El cuarto peronismo nace con la muerte de Perón. Con Perón todo muere –el pacto social, el horizonte de independencia y la energía de transformación– y nada nace, salvo un peronismo incapaz de vencer, cuyo rasgo definitorio es su carencia de toda “tarea histórica”. La división entre peronistas “verticalistas” y “anti-verticalistas” no llegó nunca a constituir una diferencia programática. Al pacto social sólo le sucedieron el Operativo Independencia y la ley del mercado. El último peronismo, el del Rodrigazo, el de Lorenzo Miguel y el de la lucha por el salario, es también aquel en el que la lucha salarial se convierte en pieza clave de lucha por el poder político (es el camino de las coordinadoras obreras, que marcaban la pérdida del monopolio peronista sobre las organizaciones de base). En esas circunstancias, la derrota de Isabel actuaba como condición para derrotar a la guerrilla; la lucha contra la guerrilla como condición de unidad para las Fuerzas Armadas y la unidad de las Fuerzas Armadas como requisito para poner fin a la movilización obrera. Lo demás fue la inacción peronista ante el golpe de Videla. El Proceso de Reorganización Social reorganizó la sociedad en términos tales de dejar seriamente dañada la capacidad de la clase trabajadora de plantear una hegemonía política.

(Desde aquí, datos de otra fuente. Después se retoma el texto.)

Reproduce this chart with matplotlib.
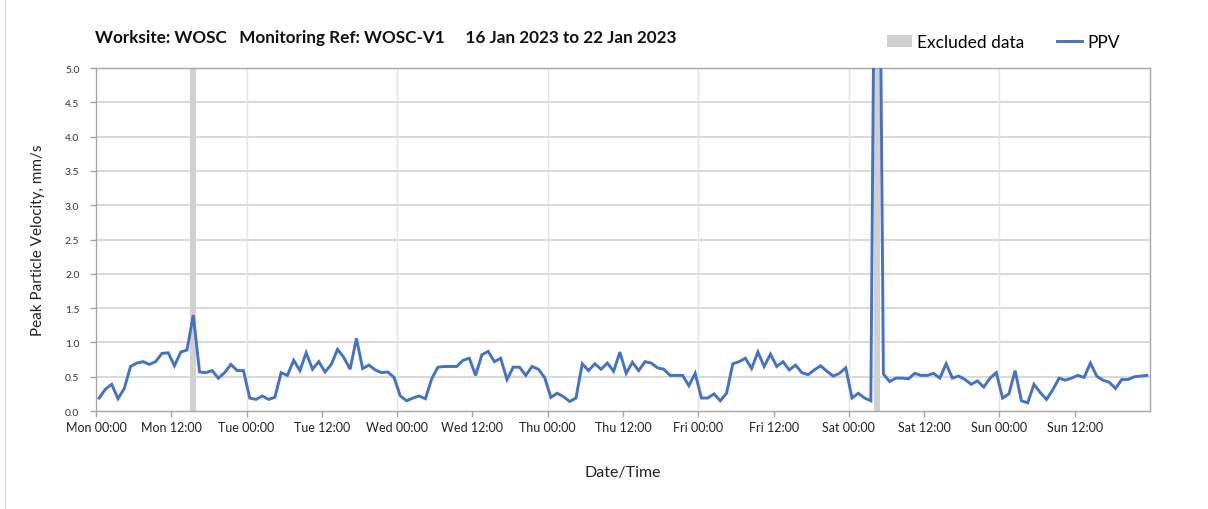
"""PPV weekly chart for worksite WOSC, monitoring ref WOSC-V1."""
import matplotlib
matplotlib.use('Agg')
import matplotlib.pyplot as plt
import numpy as np
from matplotlib.lines import Line2D
from matplotlib.patches import Patch

plt.rcParams['font.family'] = ['Lato', 'DejaVu Sans']

# hourly PPV readings (mm/s), plotted at the middle of each hour from Mon 00:00
PPV = [
    0.19, 0.32, 0.39, 0.18, 0.33, 0.65, 0.70, 0.72, 0.68, 0.72, 0.84, 0.85,
    0.66, 0.86, 0.89, 1.40, 0.57, 0.56, 0.59, 0.48, 0.56, 0.68, 0.59, 0.59,
    0.19, 0.17, 0.22, 0.17, 0.20, 0.56, 0.52, 0.74, 0.59, 0.85, 0.61, 0.72,
    0.57, 0.68, 0.90, 0.78, 0.61, 1.06, 0.62, 0.67, 0.60, 0.56, 0.57, 0.49,
    0.22, 0.15, 0.19, 0.22, 0.18, 0.47, 0.64, 0.65, 0.65, 0.65, 0.74, 0.77,
    0.52, 0.82, 0.87, 0.72, 0.77, 0.46, 0.64, 0.64, 0.52, 0.65, 0.61, 0.49,
    0.20, 0.26, 0.21, 0.14, 0.19, 0.69, 0.59, 0.69, 0.61, 0.70, 0.58, 0.86,
    0.55, 0.71, 0.59, 0.72, 0.70, 0.63, 0.61, 0.52, 0.52, 0.52, 0.37, 0.55,
    0.19, 0.19, 0.25, 0.15, 0.26, 0.69, 0.72, 0.77, 0.62, 0.86, 0.65, 0.83,
    0.65, 0.72, 0.60, 0.67, 0.56, 0.53, 0.60, 0.66, 0.58, 0.51, 0.55, 0.63,
    0.19, 0.26, 0.19, 0.15, 12.0, 0.54, 0.43, 0.48, 0.48, 0.47, 0.55, 0.52,
    0.52, 0.55, 0.48, 0.69, 0.48, 0.51, 0.46, 0.39, 0.44, 0.35, 0.48, 0.56,
    0.19, 0.25, 0.59, 0.15, 0.12, 0.39, 0.27, 0.17, 0.31, 0.48, 0.45, 0.48,
    0.52, 0.49, 0.70, 0.51, 0.45, 0.42, 0.33, 0.46, 0.46, 0.50, 0.51, 0.52,
]
HOURS = np.arange(len(PPV)) + 0.5

# excluded periods, hours from Mon 00:00
EXCL_START = [15, 124]
EXCL_END = [16, 125]

TICK_HOURS = list(range(0, 168, 12))
TICK_LABELS = ['Mon 00:00', 'Mon 12:00', 'Tue 00:00', 'Tue 12:00', 'Wed 00:00',
               'Wed 12:00', 'Thu 00:00', 'Thu 12:00', 'Fri 00:00', 'Fri 12:00',
               'Sat 00:00', 'Sat 12:00', 'Sun 00:00', 'Sun 12:00']

BLUE = '#4472c4'
GREY_BAND = '#d0d0d0'

fig = plt.figure(figsize=(12.08, 5.10), dpi=100)
ax = fig.add_axes([0.0795, 0.192, 0.8725, 0.6727])

for s, e in zip(EXCL_START, EXCL_END):
    ax.axvspan(s, e, color=GREY_BAND, lw=0, zorder=1)
ax.plot(HOURS, PPV, color=BLUE, lw=2.1, zorder=3, solid_joinstyle='miter')

ax.set_xlim(0, 168)
ax.set_ylim(0, 5)
ax.set_yticks(np.arange(0, 5.01, 0.5))
ax.set_yticklabels([f'{v:.1f}' for v in np.arange(0, 5.01, 0.5)], fontsize=7.5, color='#333333')
ax.set_xticks(TICK_HOURS)
ax.set_xticklabels(TICK_LABELS, fontsize=9, color='#222222')

for y in np.arange(0.5, 5.0, 0.5):
    ax.axhline(y, color='#cfcfcf', lw=1.1, zorder=0)
for x in range(24, 168, 24):
    ax.axvline(x, color='#e3e3e3', lw=1.0, zorder=0)

for sp in ax.spines.values():
    sp.set_color('#a6a6a6')
    sp.set_linewidth(1.0)
ax.tick_params(axis='both', length=4, width=1.0, color='#a6a6a6')
ax.tick_params(axis='y', pad=8)

ax.set_ylabel('Peak Particle Velocity, mm/s', fontsize=11, color='#222222', labelpad=14)
ax.set_xlabel('Date/Time', fontsize=11.5, color='#222222', labelpad=23)

fig.text(0.0785, 0.925, 'Worksite: WOSC   Monitoring Ref: WOSC-V1     16 Jan 2023 to 22 Jan 2023',
         fontsize=12.3, fontweight='bold', va='center', ha='left', color='#111111')

handles = [Patch(facecolor=GREY_BAND, edgecolor='none'),
           Line2D([0], [0], color=BLUE, lw=2.1)]
fig.legend(handles, ['Excluded data', 'PPV'], ncol=2, frameon=False,
           loc='center left', bbox_to_anchor=(0.734, 0.916), fontsize=12.5,
           borderpad=0, borderaxespad=0,
           handlelength=1.45, handletextpad=0.3, columnspacing=1.9)

# left border of the chart area
fig.add_artist(Line2D([0.0045, 0.0045], [0, 1], color='#d9d9d9', lw=1.0))

fig.savefig('out.png', dpi=100)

La imposibilidad de un quinto peronismo obedece a consideraciones precisas, que podrían definirse así: no habrá nueva forma política vivaz hasta que la clase trabajadora –en sus nuevas recomposiciones– no vuelva a contar con un instrumento por medio del cual pueda reconquistar su derecho a actuar como fuerza política democratizante del conjunto de la sociedad.